Today, there is more data available than ever and computers are enhancing their capabilities to leverage these mountains of information. With that, many technology providers are focusing on making it as easy as possible for businesses to implement and utilize their solutions. Whether it’s by easing the support and management burden via Software as a Service (SaaS) delivery or more turn-key offerings that embed best practices in the solution, one can see a transformation from simply providing tools to providing a level of robotic automation that seems more like a service offering than a technology.
Of course, the name of the game for any business is speed, efficiency, and cost reduction. It is essential to embrace technologies that increase efficiency and savings because, like it or not, your competitors will. While there are some companies that stick with the old-school approaches, they end up serving small niches of customers and seeing less overall growth.
As long as the technology-based solution is less expensive and performs equally as well, if not better than alternative options, the market forces will drive companies to implement the automated technologies. In particular, the impact of robotic artificial intelligence (AI) is here to stay. In the modern work environment, automation means much more than just compiling numbers but making intelligent observations and judgments based on the data that is reviewed.

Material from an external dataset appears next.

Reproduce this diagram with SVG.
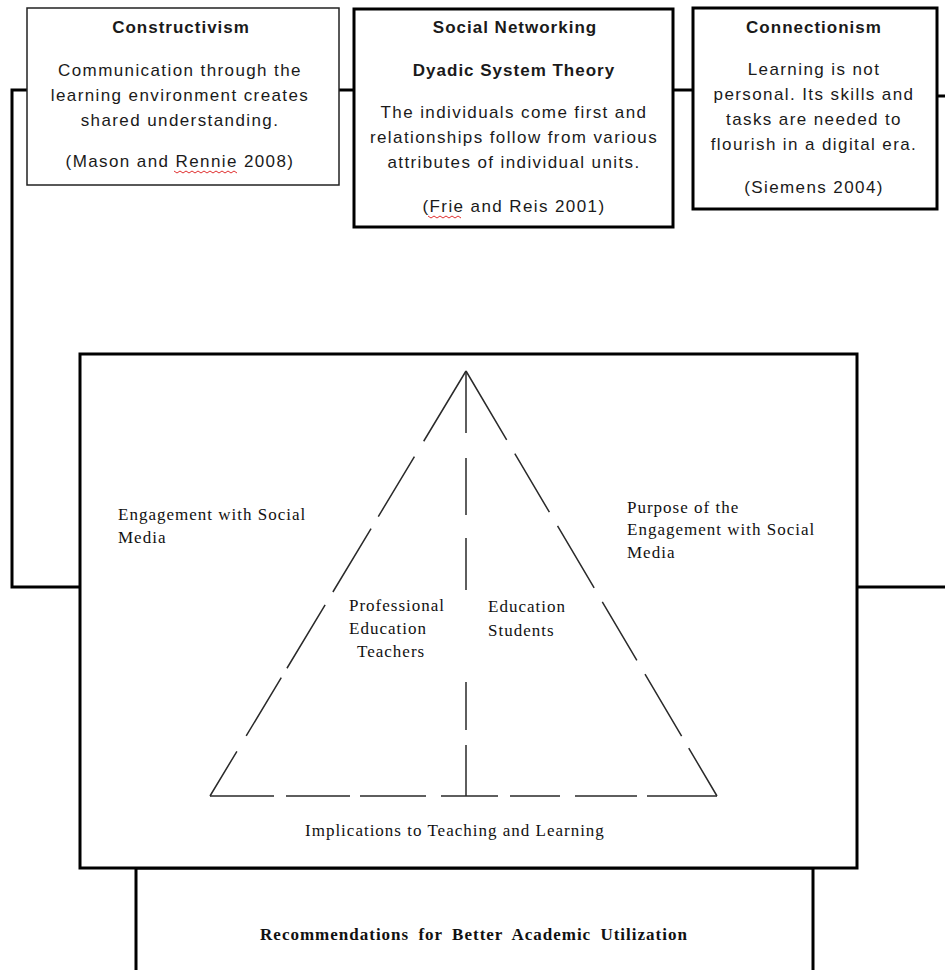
<svg xmlns="http://www.w3.org/2000/svg" width="945" height="970" viewBox="0 0 945 970">
<style>
.bg{fill:#fff}
.box{fill:#fff;stroke:#000;stroke-width:3}
.thin{fill:#fff;stroke:#222;stroke-width:1.5}
.conn{fill:none;stroke:#000;stroke-width:3}
.tri{fill:none;stroke:#2a2a2a;stroke-width:1.5}
.st{font-family:"Liberation Sans",Arial,sans-serif;font-size:17px;fill:#1a1a1a;text-anchor:middle;letter-spacing:1.4px}
.sb{font-family:"Liberation Sans",Arial,sans-serif;font-size:17px;font-weight:bold;fill:#1a1a1a;text-anchor:middle;letter-spacing:1px}
.ser{font-family:"Liberation Serif","Times New Roman",serif;font-size:17px;fill:#111;letter-spacing:1px}
.serb{font-family:"Liberation Serif","Times New Roman",serif;font-size:17px;font-weight:bold;fill:#111;letter-spacing:1px;word-spacing:4px}
.sq{fill:none;stroke:#e03030;stroke-width:1}
</style>
<rect class="bg" x="0" y="0" width="945" height="970"/>
<g id="connectors">
<polyline class="conn" points="27,90 12,90 12,587 80,587"/>
<line class="conn" x1="339" y1="90" x2="354" y2="90"/>
<line class="conn" x1="673" y1="90" x2="693" y2="90"/>
<line class="conn" x1="937" y1="96" x2="945" y2="96"/>
<line class="conn" x1="857" y1="587" x2="945" y2="587"/>
</g>
<g id="constructivism">
<rect class="thin" x="27" y="8" width="312" height="177"/>
<text class="sb" x="181" y="33">Constructivism</text>
<text class="st" x="180" y="76">Communication through the</text>
<text class="st" x="180" y="101">learning environment creates</text>
<text class="st" x="180" y="126">shared understanding.</text>
<text class="st" x="180" y="167">(Mason and Rennie 2008)</text>
<path class="sq" d="M174,171 l3,2 l3,-2 l3,2 l3,-2 l3,2 l3,-2 l3,2 l3,-2 l3,2 l3,-2 l3,2 l3,-2 l3,2 l3,-2 l3,2 l3,-2 l3,2 l3,-2 l3,2 l3,-2 l3,2"/>
</g>
<g id="social-networking">
<rect class="box" x="354" y="9" width="319" height="218"/>
<text class="sb" x="515" y="33">Social Networking</text>
<text class="sb" x="514" y="76">Dyadic  System Theory</text>
<text class="st" x="514" y="118">The individuals come first and</text>
<text class="st" x="514" y="143">relationships follow from various</text>
<text class="st" x="514" y="168">attributes of individual units.</text>
<text class="st" x="514" y="212">(Frie and Reis 2001)</text>
<path class="sq" d="M428,216 l3,2 l3,-2 l3,2 l3,-2 l3,2 l3,-2 l3,2 l3,-2 l3,2 l3,-2 l3,2"/>
</g>
<g id="connectionism">
<rect class="box" x="693" y="8" width="244" height="201"/>
<text class="sb" x="814" y="33">Connectionism</text>
<text class="st" x="814" y="75">Learning is not</text>
<text class="st" x="814" y="100">personal. Its skills and</text>
<text class="st" x="814" y="125">tasks are needed to</text>
<text class="st" x="814" y="150">flourish in a digital era.</text>
<text class="st" x="814" y="193">(Siemens 2004)</text>
</g>
<g id="recommendations">
<rect class="box" x="136" y="868" width="677" height="120"/>
<text class="serb" x="474" y="940" text-anchor="middle">Recommendations  for Better  Academic  Utilization</text>
</g>
<g id="main-framework">
<rect class="box" x="80" y="354" width="777" height="514"/>
<line class="tri" x1="466" y1="371" x2="210" y2="796" stroke-dasharray="82 18 70 14 74 15 74 11 68 18 60"/>
<line class="tri" x1="466" y1="371" x2="717" y2="796" stroke-dasharray="80 16 68 16 72 16 68 16 72 14 70"/>
<line class="tri" x1="466" y1="371" x2="466" y2="796" stroke-dasharray="62 25 57 23 52 92 48 15 55"/>
<line class="tri" x1="210" y1="796" x2="717" y2="796" stroke-dasharray="64 12 64 10 66 15 57 12 50 15 62 10 70"/>
<text class="ser" x="118" y="520">Engagement  with Social</text>
<text class="ser" x="118" y="543">Media</text>
<text class="ser" x="627" y="513">Purpose  of  the</text>
<text class="ser" x="627" y="535">Engagement  with Social</text>
<text class="ser" x="627" y="558">Media</text>
<text class="ser" x="349" y="611">Professional</text>
<text class="ser" x="349" y="634">Education</text>
<text class="ser" x="357" y="657">Teachers</text>
<text class="ser" x="488" y="612">Education</text>
<text class="ser" x="488" y="636">Students</text>
<text class="ser" x="305" y="836">Implications  to Teaching  and Learning</text>
</g>
</svg>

If companies and businesses want to ensure future success, it’s imperative to accept and embrace the capabilities provided by robots. Artificial intelligence won’t always be perfect but it can dramatically improve your work output and add to your bottom line. It’s important to emphasize that the goal is not to curtail employees but to find ways to leverage the robots to automate everyday tasks or detail-oriented processes and focus the employees on higher-value activities.
Lets use an example: controlling spent in Travel & Expense (T&E) by auditing expense reports. When performing an audit, many companies randomly sample roughly 20% of expense reports to identify potential waste and fraud. If you process 500 expense reports in a month then 100 of those reports would be audited. The problem is less than 1% of these expense reports contain fraud or serious risks (cite SAR report), meaning the odds are that 99% of the reports reviewed were a waste of time and resources and the primary abuser of company funds most likely went unnoticed.
By employing a robot to identify risky looking expense reports and configuring the system to be hyper-vigilant, it has been shown that a sufficiently sophisticated AI system will flag 7% of the expense reports for fraud, waste, and misuse (7% is the average Oversight Systems have seen across 20 million expense reports). If we look back to our previous example this means that out of 500 expense reports, employees would only have to review 35 instead of the 100 reports that would have been audited. Though these are likely not all fraudulent, they may provide other valuable information such as noting when an employee needs to be reminded about company travel policy.
While it may sound like robots are eliminating human jobs, it’s important to note that they can also be extremely valuable working collaboratively with employees. Although the example above focused on fraud, the same productivity leverage is available regarding errors, waste, misuse in financial processes, etc. With the help of robots, we can spend less time hunting for issues and more time addressing them. By working together with technology, the employee has a higher chance of rooting out fraud and will have the bandwidth to work with company travelers to influence their future behavior.
It is clear that in order to ensure future profitability it is crucial for businesses to understand and take advantage of the significant role that robots can play in dramatically enhancing financial operations.